Vinegar DOES disinfect.
More Info: Vinegar is a form of acetic acid. The vinegar sold in stores has an acetic acid content of 5%. It is this acid that kills bacteria. While vinegar can be a good disinfectant for general household use, it is not strong enough to kill all bacteria. Some benefits of vinegar as a disinfectant include the fact that it is non-toxic, the process of making vinegar is environmentally friendly, and it is inexpensive. Other disinfectants, such as bleach, are very harsh and can burn nasal membranes when inhaled. Vinegar is a gentler alternative.
How to Use Vinegar as a Disinfectant
There are many recipes for using vinegar as a disinfectant.
Cutting Board: You can wipe down your wood cutting board with vinegar to kill germs.
Sink: Pour a cup of vinegar down your sink and let it soak for about 30 minutes then rinse with cold water to deodorize your drain.
Pet Odors: Remove pet odors by blotting the area with a mixture of ¼-cup vinegar to a quart of water.
Floors: Mop your floors with a solution of ½-cup vinegar in a gallon of water to make them clean and shiny.
Toilet: Disinfect your toilet by squirting straight vinegar into the toilet bowl.
Shower: Prevent mold and mildew from growing in your shower by wiping the walls with a solution of water and vinegar.
Cloth Diapers: You can get the smell out of cloth diapers by adding ½ to 1 cup vinegar in the final rinse cycle when you wash them.

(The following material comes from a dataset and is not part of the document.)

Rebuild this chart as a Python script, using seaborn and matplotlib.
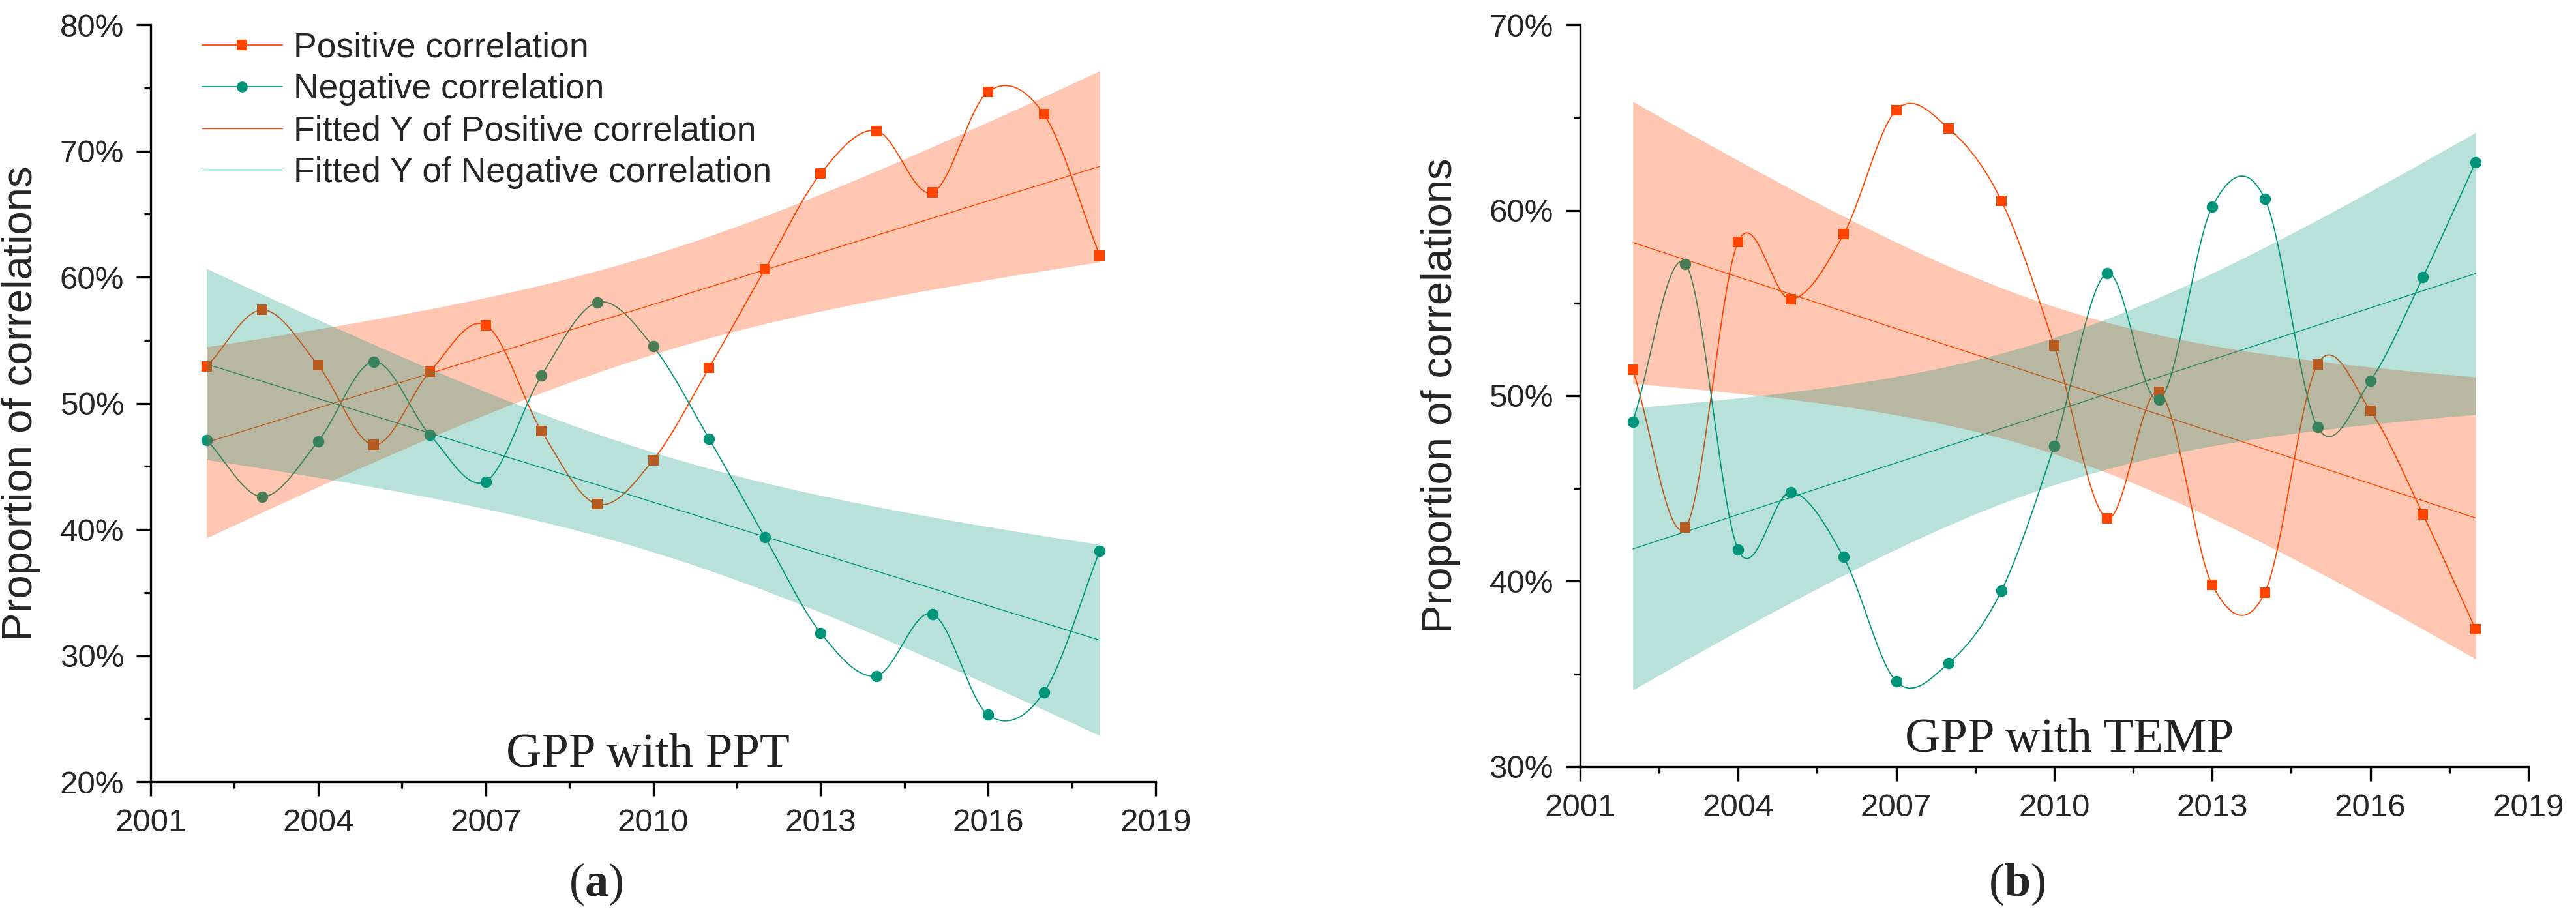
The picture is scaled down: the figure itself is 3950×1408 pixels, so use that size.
import numpy as np
import pandas as pd
import matplotlib
matplotlib.use('Agg')
import matplotlib.pyplot as plt
import seaborn as sns
from matplotlib.lines import Line2D
from matplotlib.ticker import MultipleLocator, FuncFormatter

# proportions (%)
years = list(range(2002, 2019))
ppt_pos = [52.9, 57.4, 53.0, 46.7, 52.5, 56.2, 47.8, 42.0, 45.5,
           52.8, 60.6, 68.2, 71.6, 66.7, 74.7, 72.9, 61.7]
ppt_neg = [47.1, 42.6, 47.0, 53.3, 47.5, 43.8, 52.2, 58.0, 54.5,
           47.2, 39.4, 31.8, 28.4, 33.3, 25.3, 27.1, 38.3]
temp_pos = [51.4, 42.9, 58.3, 55.2, 58.7, 65.4, 64.4, 60.5, 52.7,
            43.4, 50.2, 39.8, 39.4, 51.7, 49.2, 43.6, 37.4]
temp_neg = [48.6, 57.1, 41.7, 44.8, 41.3, 34.6, 35.6, 39.5, 47.3,
            56.6, 49.8, 60.2, 60.6, 48.3, 50.8, 56.4, 62.6]

labels = ['Positive correlation', 'Negative correlation',
          'Fitted Y of Positive correlation', 'Fitted Y of Negative correlation']

ORANGE = '#FF4500'
GREEN = '#00957A'


def spline_curve(x, y, per_seg=60):
    # cardinal (Catmull-Rom) spline connector, like Origin's "spline" line
    x = np.asarray(x, float)
    y = np.asarray(y, float)
    m = np.empty_like(y)
    m[1:-1] = (y[2:] - y[:-2]) / (x[2:] - x[:-2])
    m[0] = (y[1] - y[0]) / (x[1] - x[0])
    m[-1] = (y[-1] - y[-2]) / (x[-1] - x[-2])
    xs_all, ys_all = [], []
    for i in range(len(x) - 1):
        h = x[i + 1] - x[i]
        t = np.linspace(0, 1, per_seg, endpoint=(i == len(x) - 2))
        h00 = 2 * t ** 3 - 3 * t ** 2 + 1
        h10 = t ** 3 - 2 * t ** 2 + t
        h01 = -2 * t ** 3 + 3 * t ** 2
        h11 = t ** 3 - t ** 2
        xs_all.append(x[i] + t * h)
        ys_all.append(h00 * y[i] + h10 * h * m[i] + h01 * y[i + 1] + h11 * h * m[i + 1])
    return np.concatenate(xs_all), np.concatenate(ys_all)


def fit_band(x, y, n=300):
    # linear fit with 95% confidence band of the mean
    x = np.asarray(x, float)
    y = np.asarray(y, float)
    k, q = np.polyfit(x, y, 1)
    res = y - (k * x + q)
    s = np.sqrt(np.sum(res ** 2) / (len(x) - 2))
    sxx = np.sum((x - x.mean()) ** 2)
    xs = np.linspace(x.min(), x.max(), n)
    yh = k * xs + q
    t = 2.131  # t(0.975, df=15)
    half = t * s * np.sqrt(1 / len(x) + (xs - x.mean()) ** 2 / sxx)
    return xs, yh, yh - half, yh + half


sns.set_style('ticks')
plt.rcParams['font.family'] = ['Liberation Sans', 'DejaVu Sans']
plt.rcParams['mathtext.fontset'] = 'custom'
plt.rcParams['mathtext.rm'] = 'Liberation Serif'
plt.rcParams['mathtext.bf'] = 'Liberation Serif:bold'

fig = plt.figure(figsize=(39.5, 14.08), dpi=100)
ax_a = fig.add_axes([0.0585, 0.1484, 0.3901, 0.8246])
ax_b = fig.add_axes([0.6134, 0.1648, 0.3681, 0.8082])


def draw_panel(ax, pos, neg, ylim, title, tx, lab_x):
    df = pd.DataFrame({'Year': years, 'pos': pos, 'neg': neg})
    for col, color, marker, size in [('pos', ORANGE, 's', 145), ('neg', GREEN, 'o', 160)]:
        xs, ys = spline_curve(df['Year'], df[col])
        sns.lineplot(x=xs, y=ys, color=color, lw=1.3, ax=ax, zorder=2, sort=False)
        sns.scatterplot(x=df['Year'], y=df[col], marker=marker, s=size, color=color,
                        linewidth=0, ax=ax, zorder=3)
    for col, color, alpha in [('pos', ORANGE, 0.30), ('neg', GREEN, 0.28)]:
        xs, yh, lo, hi = fit_band(df['Year'], df[col])
        sns.lineplot(x=xs, y=yh, color=color, lw=1.0, ax=ax, zorder=2)
        ax.fill_between(xs, lo, hi, color=color, alpha=alpha, lw=0, zorder=4)

    ax.set_xlim(2001, 2019)
    ax.set_ylim(*ylim)
    ax.xaxis.set_major_locator(MultipleLocator(3))
    ax.xaxis.set_minor_locator(MultipleLocator(1.5))
    ax.yaxis.set_major_locator(MultipleLocator(10))
    ax.yaxis.set_minor_locator(MultipleLocator(5))
    ax.yaxis.set_major_formatter(FuncFormatter(lambda v, p: f'{v:.0f}%'))
    ax.tick_params(which='major', direction='out', length=15.5, width=2.4,
                   labelsize=35.5, pad=14, color='black')
    ax.tick_params(which='minor', direction='out', length=7.5, width=2.4, color='black')
    sns.despine(ax=ax)
    for sp in ['left', 'bottom']:
        ax.spines[sp].set_linewidth(2.4)
        ax.spines[sp].set_color('black')
    ax.set_xlabel('')
    ax.set_ylabel('Proportion of correlations', fontsize=47)
    ax.yaxis.set_label_coords(lab_x, 0.5)
    ax.text(tx, 0.02, title, transform=ax.transAxes, ha='center', va='baseline',
            fontsize=54, family='Liberation Serif', color='#222222', zorder=6)


draw_panel(ax_a, ppt_pos, ppt_neg, (20, 80), 'GPP with PPT', 0.495, -0.110)
draw_panel(ax_b, temp_pos, temp_neg, (30, 70), 'GPP with TEMP', 0.516, -0.1265)

handles = [Line2D([], [], color=ORANGE, lw=1.3, marker='s', markersize=12, markeredgewidth=0),
           Line2D([], [], color=GREEN, lw=1.3, marker='o', markersize=12, markeredgewidth=0),
           Line2D([], [], color=ORANGE, lw=1.0),
           Line2D([], [], color=GREEN, lw=1.0)]
ax_a.legend(handles, labels, loc='upper left', bbox_to_anchor=(0.051, 0.991), frameon=False,
            fontsize=38.5, handlelength=2.3, handletextpad=0.33, labelspacing=0.26,
            borderpad=0, borderaxespad=0)

fig.text(914 / 3950, 1 - 1356 / 1408, r'($\mathbf{a}$)', ha='center', va='center',
         fontsize=52, family='Liberation Serif')
fig.text(3093 / 3950, 1 - 1356 / 1408, r'($\mathbf{b}$)', ha='center', va='center',
         fontsize=52, family='Liberation Serif')

fig.savefig('out.png', dpi=100)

Rutala, PhD MPH, William A. , Susan L. Barbee, MS, MSPH, Newman C. Aguiar, BS, Mark D. Sobsey, PhD, and David J. Weber, MD, MPH. “Antimicrobial Activity of Home Disinfectants and Natural Products Against Potential Human Pathogens.” Infection Control and Hospital Epidemiology 21.1 (0): n. pag. Journals University of Chicago. Web. 10 Aug. 2010.